[start of Stored data]

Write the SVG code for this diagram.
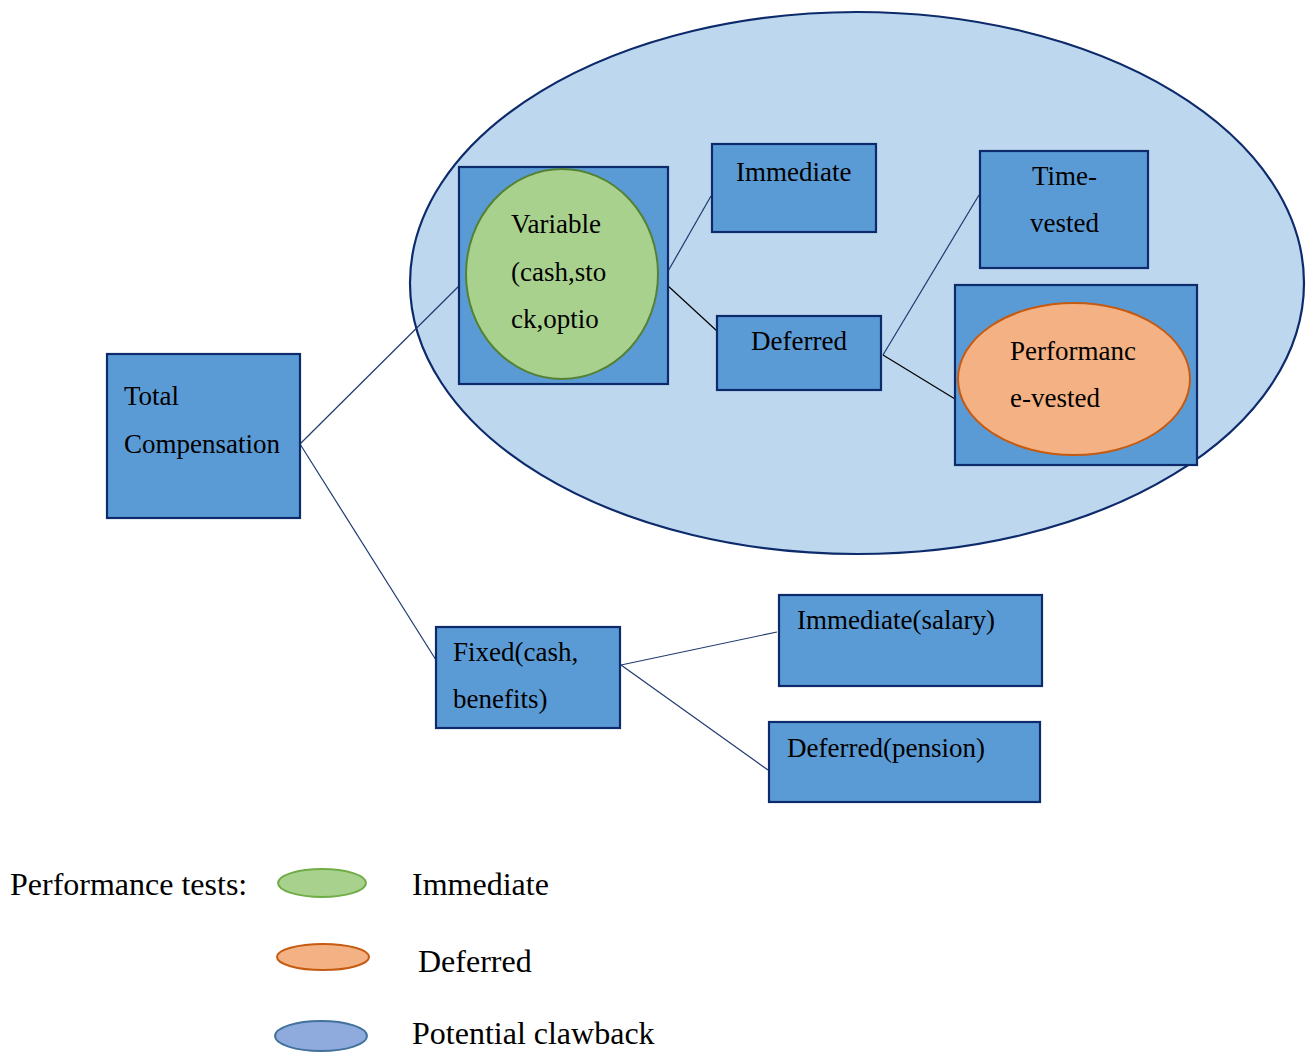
<svg xmlns="http://www.w3.org/2000/svg" width="1314" height="1052" viewBox="0 0 1314 1052">
<style>
.box{fill:#5B9BD5;stroke:#0D2B6B;stroke-width:2.2}
.t{font-family:"Liberation Serif","Times New Roman",serif;font-size:27px;fill:#000}
.lg{font-family:"Liberation Serif","Times New Roman",serif;font-size:32px;fill:#000}
.c{fill:none;stroke:#1F3A6E;stroke-width:1.2}
.cb{fill:none;stroke:#000;stroke-width:1.2}
</style>
<rect width="1314" height="1052" fill="#fff"/>
<g id="clawback-region">
<ellipse cx="857" cy="283" rx="447" ry="271" fill="#BDD7EE" stroke="#0D2B6B" stroke-width="2.2"/>
</g>
<g id="connectors">
<line class="c" x1="300" y1="444" x2="465" y2="280" stroke="#2E5C90"/>
<line class="c" x1="300" y1="444" x2="436" y2="660"/>
<line class="c" x1="663" y1="280" x2="711" y2="196"/>
<line class="cb" x1="667" y1="285" x2="717" y2="331"/>
<line class="c" x1="883" y1="355" x2="979" y2="195"/>
<line class="cb" x1="883" y1="355" x2="955" y2="399"/>
<line class="c" x1="621" y1="665" x2="777" y2="632"/>
<line class="c" x1="621" y1="665" x2="768" y2="770"/>
</g>
<g id="total">
<rect class="box" x="107" y="354" width="193" height="164"/>
<text class="t" x="124" y="405">Total</text>
<text class="t" x="124" y="453">Compensation</text>
</g>
<g id="variable">
<rect class="box" x="459" y="167" width="209" height="217"/>
<ellipse cx="562" cy="274" rx="96" ry="105" fill="#A9D18E" stroke="#548235" stroke-width="2"/>
<text class="t" x="511" y="233">Variable</text>
<text class="t" x="511" y="281">(cash,sto</text>
<text class="t" x="511" y="328">ck,optio</text>
</g>
<g id="immediate">
<rect class="box" x="712" y="144" width="164" height="88"/>
<text class="t" x="736" y="181">Immediate</text>
</g>
<g id="deferred">
<rect class="box" x="717" y="316" width="164" height="74"/>
<text class="t" x="751" y="350">Deferred</text>
</g>
<g id="time-vested">
<rect class="box" x="980" y="151" width="168" height="117"/>
<text class="t" x="1032" y="185">Time-</text>
<text class="t" x="1030" y="232">vested</text>
</g>
<g id="performance-vested">
<rect class="box" x="955" y="285" width="242" height="180"/>
<ellipse cx="1074" cy="379" rx="116" ry="76" fill="#F4B183" stroke="#C55A11" stroke-width="2"/>
<text class="t" x="1010" y="360">Performanc</text>
<text class="t" x="1010" y="407">e-vested</text>
</g>
<g id="fixed">
<rect class="box" x="436" y="627" width="184" height="101"/>
<text class="t" x="453" y="661">Fixed(cash,</text>
<text class="t" x="453" y="708">benefits)</text>
</g>
<g id="immediate-salary">
<rect class="box" x="779" y="595" width="263" height="91"/>
<text class="t" x="797" y="629">Immediate(salary)</text>
</g>
<g id="deferred-pension">
<rect class="box" x="769" y="722" width="271" height="80"/>
<text class="t" x="787" y="757">Deferred(pension)</text>
</g>
<g id="legend">
<text class="lg" x="10" y="895">Performance tests:</text>
<ellipse cx="322" cy="883" rx="44" ry="14" fill="#A9D18E" stroke="#70AD47" stroke-width="2"/>
<text class="lg" x="412" y="895">Immediate</text>
<ellipse cx="323" cy="957" rx="46" ry="13" fill="#F4B183" stroke="#C55A11" stroke-width="2"/>
<text class="lg" x="418" y="972">Deferred</text>
<ellipse cx="321" cy="1036" rx="46" ry="15" fill="#8FAADC" stroke="#41719C" stroke-width="2"/>
<text class="lg" x="412" y="1044">Potential clawback</text>
</g>
</svg>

[end of Stored data]

§ **What is required**: Except for the pictures, copy the material above exactly.

§ **Completed task**:
Write the SVG code for this diagram.
<svg xmlns="http://www.w3.org/2000/svg" width="1314" height="1052" viewBox="0 0 1314 1052">
<style>
.box{fill:#5B9BD5;stroke:#0D2B6B;stroke-width:2.2}
.t{font-family:"Liberation Serif","Times New Roman",serif;font-size:27px;fill:#000}
.lg{font-family:"Liberation Serif","Times New Roman",serif;font-size:32px;fill:#000}
.c{fill:none;stroke:#1F3A6E;stroke-width:1.2}
.cb{fill:none;stroke:#000;stroke-width:1.2}
</style>
<rect width="1314" height="1052" fill="#fff"/>
<g id="clawback-region">
<ellipse cx="857" cy="283" rx="447" ry="271" fill="#BDD7EE" stroke="#0D2B6B" stroke-width="2.2"/>
</g>
<g id="connectors">
<line class="c" x1="300" y1="444" x2="465" y2="280" stroke="#2E5C90"/>
<line class="c" x1="300" y1="444" x2="436" y2="660"/>
<line class="c" x1="663" y1="280" x2="711" y2="196"/>
<line class="cb" x1="667" y1="285" x2="717" y2="331"/>
<line class="c" x1="883" y1="355" x2="979" y2="195"/>
<line class="cb" x1="883" y1="355" x2="955" y2="399"/>
<line class="c" x1="621" y1="665" x2="777" y2="632"/>
<line class="c" x1="621" y1="665" x2="768" y2="770"/>
</g>
<g id="total">
<rect class="box" x="107" y="354" width="193" height="164"/>
<text class="t" x="124" y="405">Total</text>
<text class="t" x="124" y="453">Compensation</text>
</g>
<g id="variable">
<rect class="box" x="459" y="167" width="209" height="217"/>
<ellipse cx="562" cy="274" rx="96" ry="105" fill="#A9D18E" stroke="#548235" stroke-width="2"/>
<text class="t" x="511" y="233">Variable</text>
<text class="t" x="511" y="281">(cash,sto</text>
<text class="t" x="511" y="328">ck,optio</text>
</g>
<g id="immediate">
<rect class="box" x="712" y="144" width="164" height="88"/>
<text class="t" x="736" y="181">Immediate</text>
</g>
<g id="deferred">
<rect class="box" x="717" y="316" width="164" height="74"/>
<text class="t" x="751" y="350">Deferred</text>
</g>
<g id="time-vested">
<rect class="box" x="980" y="151" width="168" height="117"/>
<text class="t" x="1032" y="185">Time-</text>
<text class="t" x="1030" y="232">vested</text>
</g>
<g id="performance-vested">
<rect class="box" x="955" y="285" width="242" height="180"/>
<ellipse cx="1074" cy="379" rx="116" ry="76" fill="#F4B183" stroke="#C55A11" stroke-width="2"/>
<text class="t" x="1010" y="360">Performanc</text>
<text class="t" x="1010" y="407">e-vested</text>
</g>
<g id="fixed">
<rect class="box" x="436" y="627" width="184" height="101"/>
<text class="t" x="453" y="661">Fixed(cash,</text>
<text class="t" x="453" y="708">benefits)</text>
</g>
<g id="immediate-salary">
<rect class="box" x="779" y="595" width="263" height="91"/>
<text class="t" x="797" y="629">Immediate(salary)</text>
</g>
<g id="deferred-pension">
<rect class="box" x="769" y="722" width="271" height="80"/>
<text class="t" x="787" y="757">Deferred(pension)</text>
</g>
<g id="legend">
<text class="lg" x="10" y="895">Performance tests:</text>
<ellipse cx="322" cy="883" rx="44" ry="14" fill="#A9D18E" stroke="#70AD47" stroke-width="2"/>
<text class="lg" x="412" y="895">Immediate</text>
<ellipse cx="323" cy="957" rx="46" ry="13" fill="#F4B183" stroke="#C55A11" stroke-width="2"/>
<text class="lg" x="418" y="972">Deferred</text>
<ellipse cx="321" cy="1036" rx="46" ry="15" fill="#8FAADC" stroke="#41719C" stroke-width="2"/>
<text class="lg" x="412" y="1044">Potential clawback</text>
</g>
</svg>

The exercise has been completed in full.